Lisa Sandlin – Family Business
Lisa Sandlin – Family Business (Foto: Suhrkamp)

Lisa Sandlin vertieft im zweiten Band die Charakterzeichnung ihres sympathischen Ermittlerteams und spielt gekonnt mit klassischen Hardboiled-Sujets.

Dass Telefone durch Kabel mit der Wand verbunden sind, Schreibmaschinengeklapper aus Büros dringt und ein US-Präsident Konsequenzen aus seinen illegalen Machenschaften zieht, können wir uns heute kaum mehr vorstellen.
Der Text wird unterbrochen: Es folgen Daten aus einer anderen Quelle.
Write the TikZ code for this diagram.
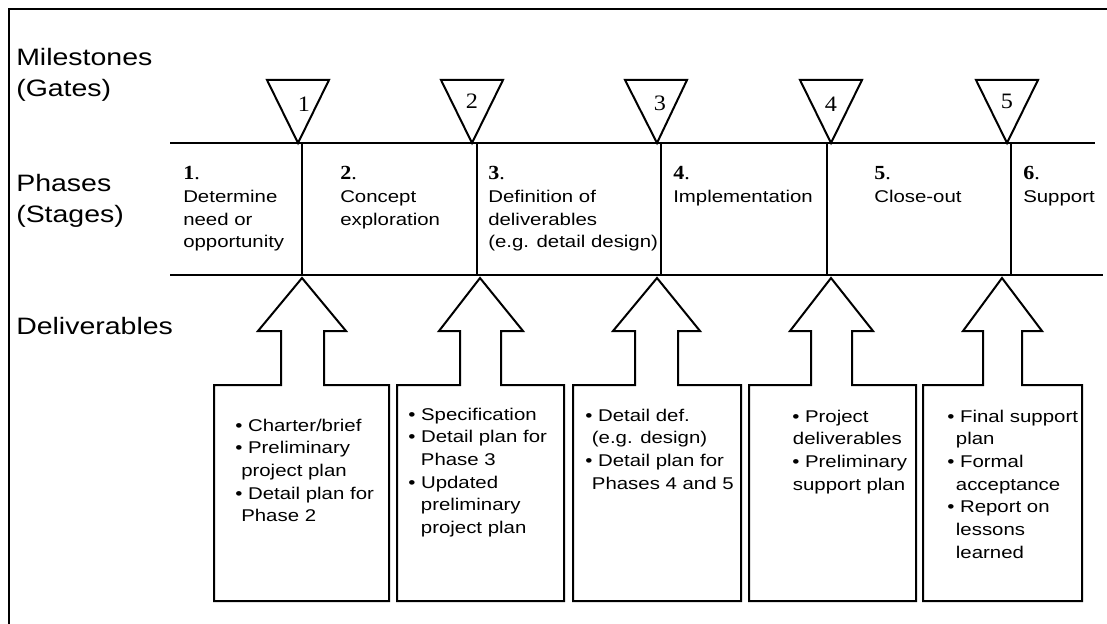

Beaumont an der texanischen Golfküste, Spätsommer 1973: „Phelan Investigations“ ist frisch auf die Glastür einer schäbigen Detektei gepinselt worden, und der etwas verpeilte Tom Phelan kann froh sein, dass seine einzige Angestellte Delpha Wade mehr kann als Aktendeckel sortieren und Kaffee aufbrühen. Delpha, die wegen Totschlags 14 Jahre hinter Gittern sitzen musste, hat sich nach ihrer Freilassung den Sekretärinnen-Job bei Tom gekrallt und mischt kurzerhand bei der Ermittlungsarbeit mit.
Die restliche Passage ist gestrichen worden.